Lower and upper bounds of episode total cumulative reward may, in some cases, deviate from what defined by Eqs. 2, because:

  • The absolute value of minimum / maximum total cumulative reward for the round can be different from $N_c\Delta H$ (see above).
  • For some games, $N_r$ is not the same for all the stages (1P mode only), for example for Tekken Tag Tournament the final stage is made of a single round while all previous ones require two wins.

Please note that the maximum cumulative reward (for 1P mode) is obtained when clearing the game winning all rounds with a perfect ($\max{\sum_t^{0,T_s}R_t}\Rightarrow$ game completed), but the vice versa is not true. In fact, not necessarily the higher number of stages won, the higher is the total cumulative reward ($\max{\sum_t^{0,T_s}R_t}\not\propto$ stage reached, game completed $\nRightarrow\max{\sum_t^{0,T_s}R_t}$).
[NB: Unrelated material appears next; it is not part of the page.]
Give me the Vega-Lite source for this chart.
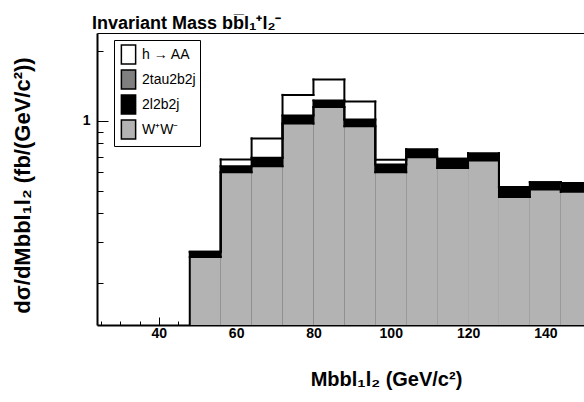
{
  "$schema": "https://vega.github.io/schema/vega-lite/v6.json",
  "width": 487,
  "height": 292,
  "autosize": {"type": "none"},
  "padding": {"left": 97, "top": 33, "right": 0, "bottom": 77},
  "background": "white",
  "title": {"text": "Invariant Mass bb̅l₁⁺l₂⁻", "anchor": "start", "frame": "group", "font": "Liberation Sans", "fontSize": 18, "fontWeight": "bold", "color": "black", "baseline": "alphabetic", "offset": -14, "dx": -5},
  "config": {"view": {"stroke": null}, "font": "Liberation Sans"},
  "data": {"values": [
    {"lo": 48, "hi": 56, "total": 0.2725, "tau": 0.2725, "ll": 0.2725, "ww": 0.2585},
    {"lo": 56, "hi": 64, "total": 0.682, "tau": 0.638, "ll": 0.638, "ww": 0.601},
    {"lo": 64, "hi": 72, "total": 0.840, "tau": 0.693, "ll": 0.693, "ww": 0.638},
    {"lo": 72, "hi": 80, "total": 1.295, "tau": 1.055, "ll": 1.055, "ww": 0.974},
    {"lo": 80, "hi": 88, "total": 1.508, "tau": 1.224, "ll": 1.224, "ww": 1.149},
    {"lo": 88, "hi": 96, "total": 1.212, "tau": 1.014, "ll": 1.014, "ww": 0.949},
    {"lo": 96, "hi": 104, "total": 0.679, "tau": 0.649, "ll": 0.649, "ww": 0.601},
    {"lo": 104, "hi": 112, "total": 0.753, "tau": 0.753, "ll": 0.753, "ww": 0.697},
    {"lo": 112, "hi": 120, "total": 0.686, "tau": 0.686, "ll": 0.686, "ww": 0.627},
    {"lo": 120, "hi": 128, "total": 0.724, "tau": 0.724, "ll": 0.724, "ww": 0.675},
    {"lo": 128, "hi": 136, "total": 0.518, "tau": 0.518, "ll": 0.518, "ww": 0.470},
    {"lo": 136, "hi": 144, "total": 0.544, "tau": 0.544, "ll": 0.544, "ww": 0.506},
    {"lo": 144, "hi": 152, "total": 0.539, "tau": 0.539, "ll": 0.539, "ww": 0.494}
  ]},
  "resolve": {"axis": {"x": "independent"}},
  "layer": [
    {
      "mark": {"type": "bar", "clip": true},
      "encoding": {
        "x": {"field": "lo", "type": "quantitative",
              "scale": {"domain": [24, 150], "nice": false, "zero": false},
              "axis": {"orient": "bottom", "values": [25,30,35,40,45,50,55,60,65,70,75,80,85,90,95,100,105,110,115,120,125,130,135,140,145,150],
                       "labelExpr": "datum.value % 20 == 0 ? datum.label : ''",
                       "tickSize": {"condition": {"test": "datum.value % 20 == 0", "value": -8}, "value": -4},
                       "tickColor": "black", "tickWidth": 1, "domainColor": "black", "domainWidth": 2,
                       "labelFont": "Liberation Sans", "labelFontSize": 14, "labelFontWeight": "bold", "labelColor": "black",
                       "labelPadding": 9, "labelFlush": false, "labelOverlap": false, "grid": false,
                       "title": "Mbbl₁l₂ (GeV/c²)", "titleFont": "Liberation Sans", "titleFontSize": 20, "titleFontWeight": "bold", "titleColor": "black",
                       "titleX": 289, "titleY": 60, "titleBaseline": "alphabetic", "titleAlign": "center"}},
        "x2": {"field": "hi"},
        "y": {"field": "total", "type": "quantitative", "stack": null,
              "scale": {"type": "log", "domain": [0.1316, 2.395], "clamp": true, "nice": false},
              "axis": {"orient": "left", "values": [0.2,0.3,0.4,0.5,0.6,0.7,0.8,0.9,1,2],
                       "labelExpr": "datum.value == 1 ? '1' : ''",
                       "tickSize": {"condition": {"test": "datum.value == 1", "value": -11}, "value": -6},
                       "tickColor": "black", "tickWidth": 1, "domainColor": "black", "domainWidth": 2,
                       "labelFont": "Liberation Sans", "labelFontSize": 14, "labelFontWeight": "bold", "labelColor": "black",
                       "labelPadding": 18, "labelOverlap": false, "labelFlush": false, "grid": false,
                       "title": "dσ/dMbbl₁l₂ (fb/(GeV/c²))", "titleFont": "Liberation Sans", "titleFontSize": 22, "titleFontWeight": "bold", "titleColor": "black",
                       "titleX": -68, "titleY": 152, "titleAngle": 270, "titleBaseline": "alphabetic", "titleAlign": "center"}},
        "y2": {"datum": 0.13},
        "color": {"datum": "h → AA",
                  "scale": {"domain": ["h → AA", "2tau2b2j", "2l2b2j", "W⁺W⁻"], "range": ["#ffffff", "#7f7f7f", "#000000", "#b3b3b3"]},
                  "legend": {"title": null, "orient": "none", "legendX": 17, "legendY": 7, "fillColor": "white", "strokeColor": "black",
                             "padding": 4, "symbolType": "M-0.75,-1L0.75,-1L0.75,1L-0.75,1Z", "symbolSize": 361,
                             "symbolStrokeColor": "black", "symbolStrokeWidth": 1.5, "symbolOpacity": 1,
                             "labelFont": "Liberation Sans", "labelFontSize": 14, "labelColor": "black", "labelOffset": 3, "rowPadding": 0}}
      }
    },
    {
      "mark": {"type": "bar", "clip": true},
      "encoding": {
        "x": {"field": "lo", "type": "quantitative", "axis": {"orient": "top", "labels": false, "ticks": false, "domainColor": "black", "domainWidth": 1, "title": null, "grid": false}},
        "x2": {"field": "hi"},
        "y": {"field": "tau", "type": "quantitative", "stack": null},
        "y2": {"datum": 0.13},
        "color": {"datum": "2tau2b2j"}
      }
    },
    {
      "mark": {"type": "bar", "clip": true},
      "encoding": {
        "x": {"field": "lo", "type": "quantitative", "axis": null},
        "x2": {"field": "hi"},
        "y": {"field": "ll", "type": "quantitative", "stack": null},
        "y2": {"datum": 0.13},
        "color": {"datum": "2l2b2j"}
      }
    },
    {
      "mark": {"type": "bar", "clip": true},
      "encoding": {
        "x": {"field": "lo", "type": "quantitative", "axis": null},
        "x2": {"field": "hi"},
        "y": {"field": "ww", "type": "quantitative", "stack": null},
        "y2": {"datum": 0.13},
        "color": {"datum": "W⁺W⁻"}
      }
    },
    {
      "transform": [{"fold": ["total", "ll", "ww"], "as": ["k", "v"]}],
      "mark": {"type": "rule", "clip": true, "strokeWidth": 2, "color": "black", "strokeCap": "square"},
      "encoding": {
        "x": {"field": "lo", "type": "quantitative", "axis": null},
        "x2": {"field": "hi"},
        "y": {"field": "v", "type": "quantitative"}
      }
    },
    {
      "transform": [
        {"fold": ["total", "ll", "ww"], "as": ["k", "v"]},
        {"window": [{"op": "lag", "field": "v", "param": 1, "as": "pv"}], "groupby": ["k"], "sort": [{"field": "lo", "order": "ascending"}]},
        {"filter": "datum.pv != null"}
      ],
      "mark": {"type": "rule", "clip": true, "strokeWidth": 2, "color": "black", "strokeCap": "square"},
      "encoding": {
        "x": {"field": "lo", "type": "quantitative", "axis": null},
        "y": {"field": "v", "type": "quantitative"},
        "y2": {"field": "pv"}
      }
    },
    {
      "transform": [{"filter": "datum.lo == 48"}],
      "mark": {"type": "rule", "clip": true, "strokeWidth": 2, "color": "black"},
      "encoding": {
        "x": {"field": "lo", "type": "quantitative", "axis": null},
        "y": {"field": "total", "type": "quantitative"},
        "y2": {"datum": 0.13}
      }
    }
  ]
}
Somehow counter intuitively, in order to obtain the lowest possible total cumulative reward the agent is supposed to reach the final stage (collecting negative rewards in all previous ones) before loosing by $N_r$ perfects.

Normalized Reward

If a normalized reward is considered, the total cumulative reward equation becomes:

$$ \begin{equation} R_t = \frac{\sum_i^{0,N_c}\left(\bar{H_i}^{t^-} - \bar{H_i}^{t} - \left(\hat{H_i}^{t^-} - \hat{H_i}^{t}\right)\right)}{N_k \Delta H} \end{equation} $$

With the following additional term at the denominator:

The normalization term at the denominator ensures that a round won with a perfect (i.e. without losing any health), generates always the same maximum total cumulative reward (for the round) accross all games, equal to $N_c/N_k$.